Quite a few years ago, I read an article titled “What Doctors Won’t Tell You.” The content was basically secrets that doctors don’t tell their patients like tricks to pay less, how much they believed in their diagnosis, blah blah blah. The whole point was for you to look at your doctor at your local clinic with suspicion and ask yourself if you could really trust him. That’s part of a bigger trend in our culture: the trend of not trusting authority.
Well, after so many years in which I started to take my faith seriously, I wondered how that type of article could be applied to priests. What would your parish priest not tell you? Could be in the parish council meeting, confessional, wherever. Are there things he keeps to himself?
But then I realized that although there are many similarities between the medical profession and the priesthood (doctor of souls), there are some key differences. One would be that you pay your doctor. Of course the faithful should donate money to their parish because a worker deserves his wages, even a religious worker (Jesus and St. Paul both agree – Luke 10:7 and 1 Timothy 5:18). However, parishioners don’t directly pay their pastor, and you can be quite sure that the bishop doesn’t give him any bonuses for hearing more confessions. That’s why the priesthood is a quasi-profession, but not exactly.
But now back to the question of why it doesn’t make sense to ask what a priest won’t tell you. One reason comes from what the priesthood is, considering it’s not exactly a profession. It’s more of a vocation to spiritual paternity, to being a dad to the souls entrusted to his care. So what would your biological dad not tell you? Lots of things, but there’s no need to worry because your dad (or at least the ideal dad) doesn’t keep any information from you that you need to know. He might not tell you what he is struggling with in his own interior life because he doesn’t want you to worry. He might not tell you that he really doesn’t like how you habitually disobey him and how much that makes him suffer, but that’s more because he knows that telling you how disobedient you are might not be the best way to build the trust again in the relationship. He might not tell you as a child what he might tell you as an adult. Interestingly, St. Paul didn’t tell the faithful everything about the spiritual life all at once because they needed to grow and mature to be able to understand the higher realities of the spiritual life. “Brothers and sisters, I could not address you as people who live by the Spirit but as people who are still worldly–mere infants in Christ. I gave you milk, not solid food, for you were not yet ready for it. Indeed, you are still not ready.” 1 Corinthians 3:1-2.

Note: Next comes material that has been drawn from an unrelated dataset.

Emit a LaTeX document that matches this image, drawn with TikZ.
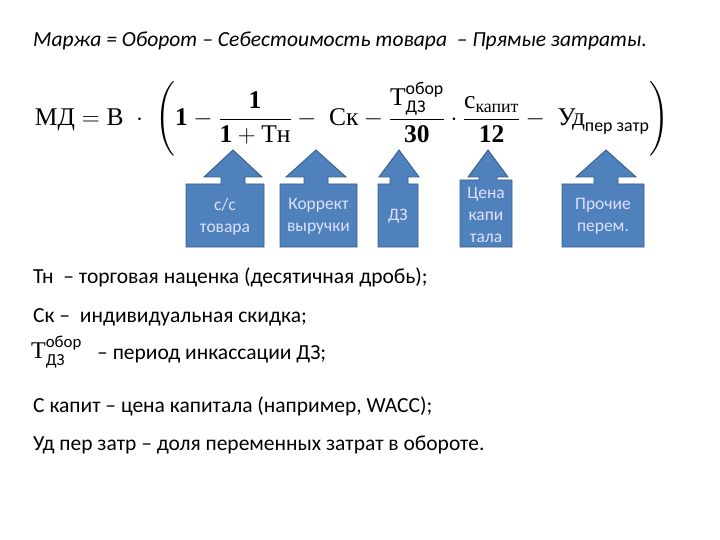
\documentclass[tikz,border=0pt]{standalone}
\usepackage{amsmath}
\usepackage{fontspec}
\setmainfont{Carlito}
\newfontfamily\fser{Liberation Serif}
\newcommand{\bn}[1]{\text{\fser\bfseries #1}}
\begin{document}
\begin{tikzpicture}[x=1pt,y=-1pt,
  txt/.style={anchor=base west,inner sep=0pt,font=\fontsize{21.5}{26}\selectfont},
  ctext/.style={text=white!88!blue,align=center,font=\fontsize{17.5}{22}\selectfont}]
\useasboundingbox (0,0) rectangle (720,540);
\definecolor{cb}{HTML}{4F81BD}\definecolor{cbd}{HTML}{385D8A}
\tikzset{call/.style={fill=cb,draw=cbd,line width=0.9pt}}
\node[txt,font=\fontsize{21.5}{26}\selectfont\itshape] (title) at (33,47) {Маржа = Оборот – Себестоимость товара~ – Прямые затраты.};
\node[inner sep=0pt,font=\fontsize{25.5}{30}\selectfont] (f) at (352,119)
{$\text{\fser МД} = \text{\fser В}\;\cdot\;\left(\bn{1}-\dfrac{\bn{1}}{\bn{1}+\text{\fser Тн}}-\;\text{\fser Ск}-\dfrac{\text{\fser Т}^{\text{обор}}_{\text{ДЗ}}}{\bn{30}}\cdot\dfrac{\text{\fser с}_{\text{\fser капит}}}{\bn{12}}-\;\text{\fser Уд}_{\text{пер затр}}\right)$};
\foreach \n/\a/\b/\t/\tip/\hw/\sw/\lab in {1/186/264/184/233/29/12/{с/с\\товара},2/280/357/184/316/30/12/{Коррект\\выручки},3/378/418/184/399/20/9/{ДЗ},4/460/512/180/488/20/9/{Цена\\капи\\тала},5/562/644/184/606/30/12/{Прочие\\перем.}}{
  \draw[call] (\a,247) -- (\a,\t) -- (\tip-\sw,\t) -- (\tip-\sw,177) -- (\tip-\hw,177) -- (\tip,150) -- (\tip+\hw,177) -- (\tip+\sw,177) -- (\tip+\sw,\t) -- (\b,\t) -- (\b,247) -- cycle;
  \node[ctext] (c\n) at ({(\a+\b)/2},{(\t+247)/2+1}) {\lab};
}
\node[txt] (l1) at (33,283) {Тн~ – торговая наценка (десятичная дробь);};
\node[txt] (l2) at (33,322) {Ск –~ индивидуальная скидка;};
\node[inner sep=0pt,anchor=west,font=\fontsize{24}{28}\selectfont] (l3a) at (31,352) {$\text{\fser Т}^{\text{обор}}_{\text{ДЗ}}$};
\node[txt] (l3) at (97,359) {– период инкассации ДЗ;};
\node[txt] (l4) at (33,412) {С капит – цена капитала (например, WACC);};
\node[txt] (l5) at (33,450) {Уд пер затр – доля переменных затрат в обороте.};
\end{tikzpicture}
\end{document}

So there are lots of things a priest might not tell you, but none of them are an obstacle in our growth in the spiritual life. What we need from priests is forgiveness, guidance, and the Eucharist. Period. We don’t need his opinion on our political views, so we don’t need to worry if he doesn’t share them with us. Let us see in the priest a man sent by God, a man like us, but chosen by God to show us the way to Heaven. Let’s listen to priests like we listen to our dads – not as a paid professional, but as a fatherly guide in our spiritual journey. Then instead of worrying about what priests aren’t telling us, we will be able to hear what God is telling us through priests.